Ese mar que entonces tenía frente a mí, aquel azul y el brillo del aire, «la bellísima luz caída hirviendo en oro» sobre el agua, lo pienso ahora a más de dos mil kilómetros de Barcelona. Me parece, en efecto, verlo cada noche a través de mi ventana cuando corro las cortinas antes de irme a dormir, si bien por la mañana sólo alcanzo a ver un triste descampado y el final del transitado Take Ionescu, uno de los bulevares principales de la ciudad en que ahora me encuentro, Timisoara, Rumanía. Lejos, más que nunca una se sorprende a sí misma muy a solas con sus pensamientos, y es por eso que recuerdo ahora aquellos tres años en Barcelona como si fueran acaso tres días que ya han quedado bien atrás. A Barcelona llegué alguna vez, pero de ella nunca salí porque la que Barcelona devolvió es ya otra distinta a la que entonces se adentraba tímidamente en sus devaneos y encrucijadas.
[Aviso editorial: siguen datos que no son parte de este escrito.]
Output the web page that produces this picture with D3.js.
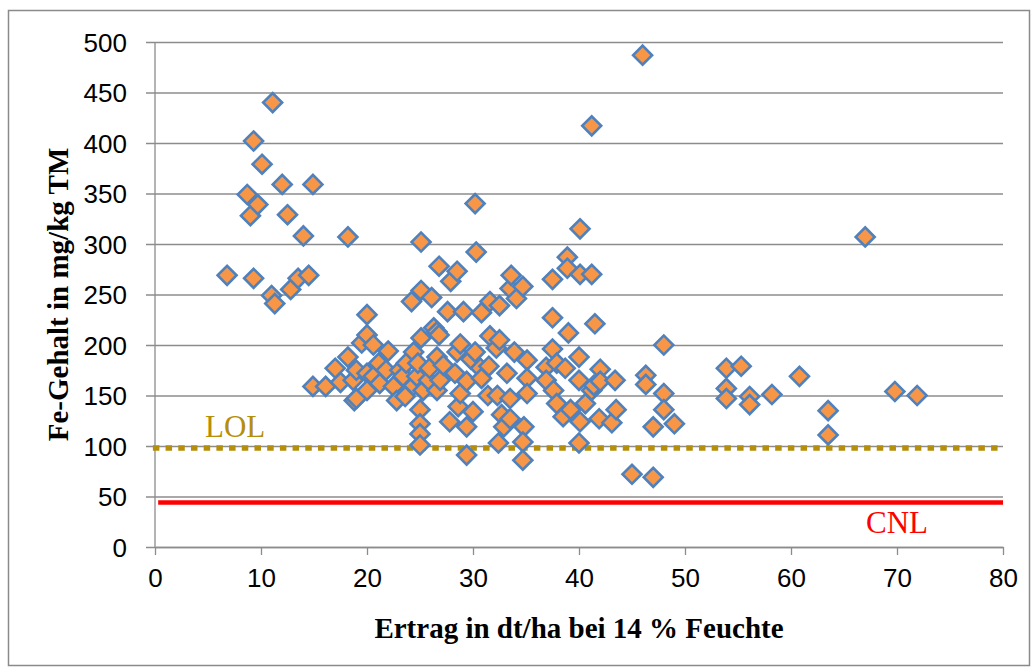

Pese a todo, no deseo ahora más tiempo en Barcelona, aunque sí por momentos anhelo que allí se hubiera quedado más el tiempo. No me siento especialmente orgullosa de mi país, ni tampoco he sentido nunca ningún tipo de sentimiento patriótico (¿por qué complacerse de aquello de lo que sólo el azar o la geografía disponen?, que diría mi padre), pero extraño en ocasiones el Atlántico, el Mediterráneo, las noches infinitas, como los cielos de Timisoara, en las calles oscuras y perdidas del Raval. Extraño Barcelona, pero siempre acabo por pensar que en todas partes, en todos los países, en todos los colores y en todas las lenguas, somos siempre lo mismo (y no es sólo la ceniza lo que a todos nos iguala). Aun así, miramos a los otros con la misma desconfianza con la que debiéramos mirarnos a nosotros mismos cada mañana en el espejo. Sólo nos asustamos cuando son otras las manos manchadas porque a nuestra suciedad llevamos ya mucho tiempo acostumbrados y nos enfrentamos a ella con grave familiaridad. La lucha en todas partes acaba por ser siempre la misma: el hombre contra el hombre por el hombre.
«(…) El aire de la mañana estimulaba. El suelo aparecía mojado con el rocío de la noche. Antes de entrar en el auto alcé los ojos hacia la casa donde había vivido un año. Los primeros rayos del sol chocaban contra sus ventanas. Unos momentos después, la calle de Aribau y Barcelona entera quedaban detrás de mí.»
Vista desde mi balcón, calle Ferlandina, El Raval, verano de 2012.